Sure, presidents aren't immune to primary challenges. Just ask George H.W. Bush and Jimmy Carter. But there were extenuating circumstances in both cases. Bush splintered the GOP with his 1990 tax hike (creating an opening for Pat Buchanan), while Carter presided over a Democratic Party that was still in the throes of an identity crisis -- Carter's "new" Southern Democrats against the old-guard New Deal/Great Society/organized labor establishment. In other words, there was plenty of room for Ted Kennedy in 1980.

Obama's grip on his own party is far stronger than Carter's ever was. And while there's plenty of discontent on the left, he hasn't (yet) done anything to split the party the way Bush fractured his own. Which means that the Hillary/Bayh/Dean/Kucinich/Your Next-Door Neighbor primary chatter is mainly the product of Obama's second year political woes. Which, as Reagan and Clinton both showed, are likely to be fleeting -- no matter how serious they now seem.
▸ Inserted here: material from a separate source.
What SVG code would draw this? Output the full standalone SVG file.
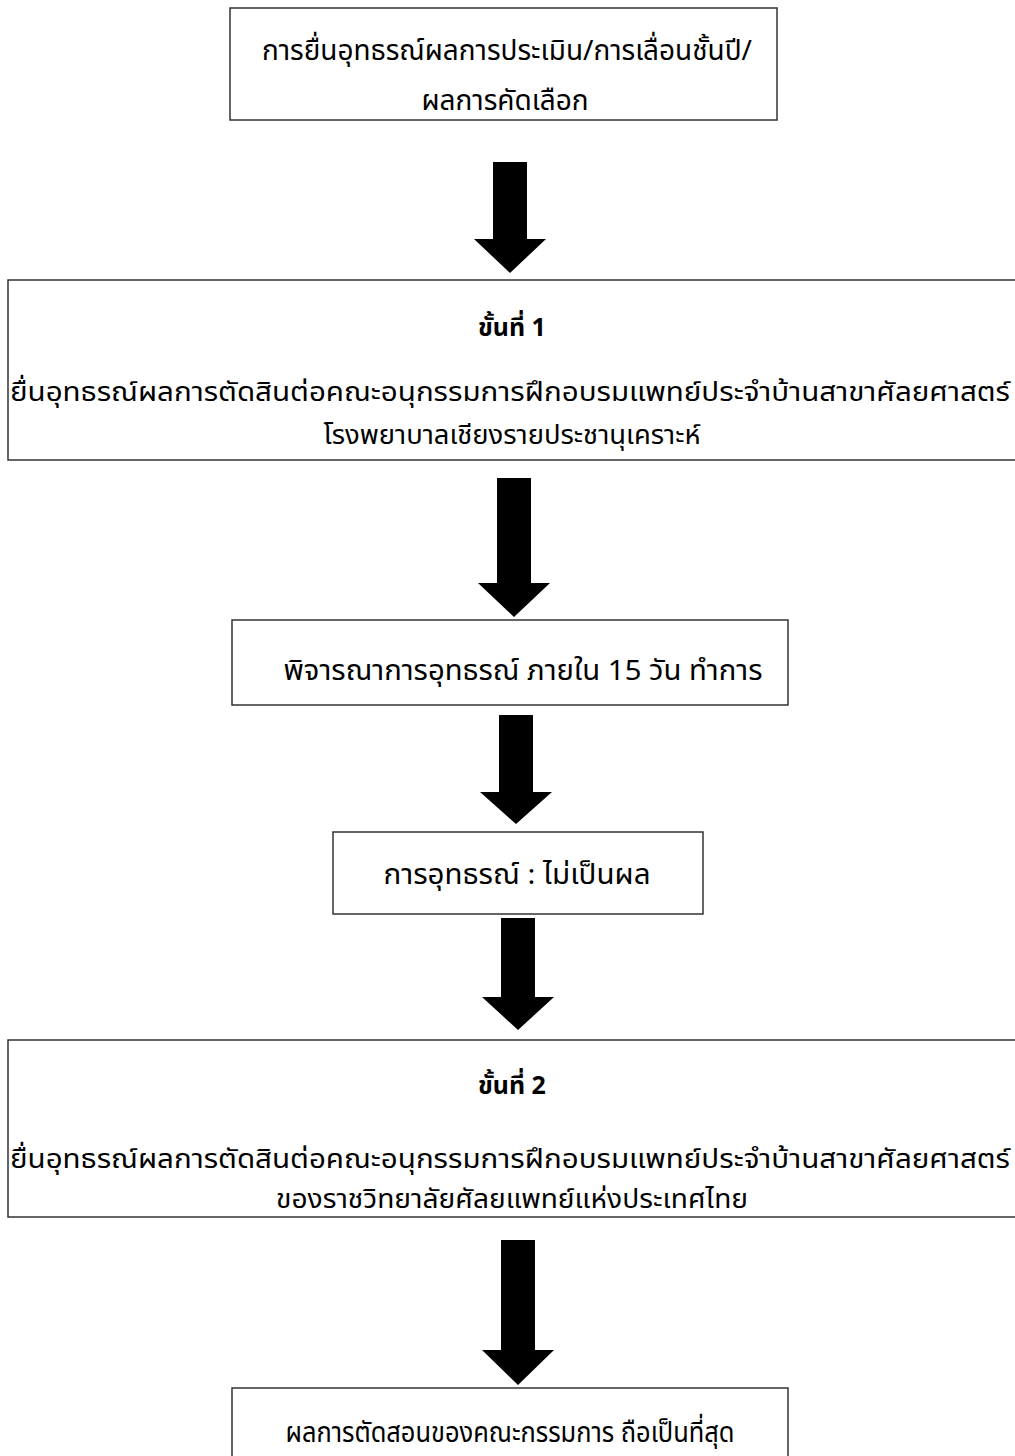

When I try to remind people today that there was once talk of Reagan being challenged in the 1984 primaries, they are generally skeptical. It just doesn't seem right. Here's guessing that a few decades from now, reminiscences about the time when Evan Bayh was seen as a plausible primary challenger to Obama will be greeted with similar bafflement.

2 comments:

Anonymous said...

You're whistling past the graveyard, pal. Obama is not analagous to Reagan or even Slick Willie. He is Carter 2.0. His jobless recovery will not not save his party in '10 and unemployment is projected to still be above 7.5% through the middle of '12. A Romney, Thune, Pence or Petraeus that offers a steady and levelheaded alternative to the failure of "hope and change" telepromptering would present The One with a stiff challenge. Add in a serious foreign policy disaster a la Carter (not an unreasonable prospect with this administration)or, God forbid, a terrorist attack and Obama would be the underdog.

Steve Kornacki said...

Unemployment was also above 7.5% on Election Day 1984 -- when Reagan carried 49 states! (It was 7.8, to be exact.)